Description Usage Arguments Value Note Author(s) References Examples

View source: R/rgw.R

Produces a Monte-Carlo Markov ensemble using the affine-invariant method of Goodman & Weare, saving progress periodically.

GoodmanWeare.rem(post, lnpost, thin=1, mention.every=NA,
 save.every=NA, save.file=NA, show.every=NA,
 show.params=1:dim(post)[1], show.walkers=min(dim(post)[2],8),
 show.pch1=1, show.pch2='.', show.pch.switch=500,
 return.lnpost=FALSE, ...)

`post`	an NparamNwalkersNsteps array. post[,,1] should hold the initial state of the sampler (see help for GoodmanWeare). Checkpoints and the return value will have the same shape, with subsequent layers post[,,i] holding the ensemble state at later iterations.
`lnpost`	function taking a vector of parameter values as input, and returning the log-posterior density.
`thin`	thinning factor for saving the results.
`mention.every`	print a message to the console every time this many iterations are completed.
`save.every`	save the accumulated Markov ensemble to disk every time this many iterations are completed.
`save.file`	filename for saving progress.
`show.every`	plot parameter traces so far to the active graphics device periodically.
`show.params`	(sub)set of parameter traces to plot (default is to show all).
`show.walkers`	which walkers to plot traces of (default is first 8).
`show.pch1`	plot symbol to use for short chains.
`show.pch2`	plot symbol to use for long chains.
`show.pch.switch`	chain length that distinguishes "short" and "long" chains for plotting purposes.
`return.lnpost`	whether to return log-posterior values for each sample; see Value.
`...`	additional named arguments to pass to GoodmanWeare or lnpost.

If return.lnpost==FALSE, an array of the same dimensionality as post, storing the position of the walkers in post[,,i] every thin iterations. Otherwise, a list containing that array as $post, as well as an Nwalkers*Nsteps array storing the corresponding log-posterior values as $lnP. The log-posterior values $lnP[,1], corresponding with the starting ensemble positions $post[,,1], will always be NA.

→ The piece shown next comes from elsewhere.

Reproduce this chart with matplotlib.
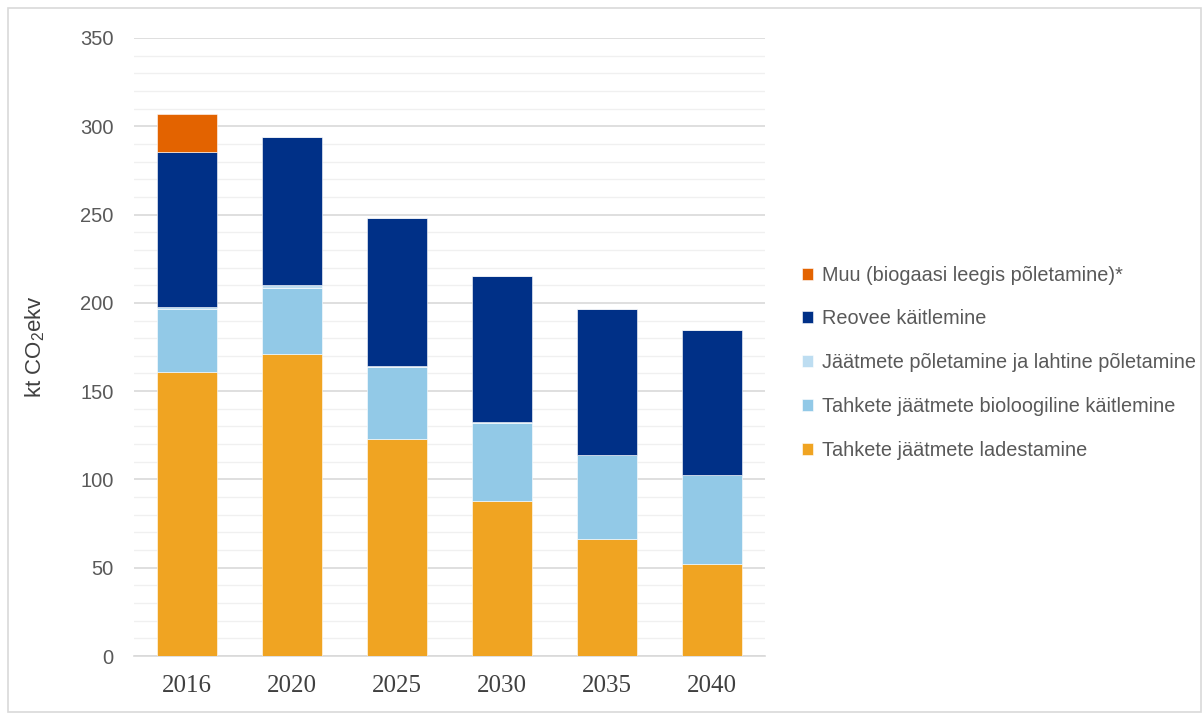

By default, the code will attempt to run in parallel (see the ‘parallel’ package). To prevent this, pass mc.cores=1.

If traces are being plotted (show.every not NA), par(mfrow=c(length(show.params), 1)) is called on the current graphics device.

Adam Mantz

See also help for rgw::GoodmanWeare.

# In this example, we'll sample from a simple 2D Gaussian.
# (This is the same example as used in GoodmanWeare.)

# Define the log-posterior function
lnP = function(x) sum( dnorm(x, c(0,1), c(pi, exp(0.5)), log=TRUE) )

# Initialize an ensemble of 100 walkers. We'll take 100 steps, saving the
# ensemble after each.
nwalk = 100
post = array(NA, dim=c(2, nwalk, 101))
post[1,,1] = rnorm(nwalk, 0, 0.1)
post[2,,1] = rnorm(nwalk, 1, 0.1)

# Run
post = GoodmanWeare.rem(post, lnP, mc.cores=1)

# Plot the final ensemble
plot(post[1,,101], post[2,,101])
# Look at the trace of each parameter for one of the walkers.
plot(post[1,1,])
plot(post[2,1,])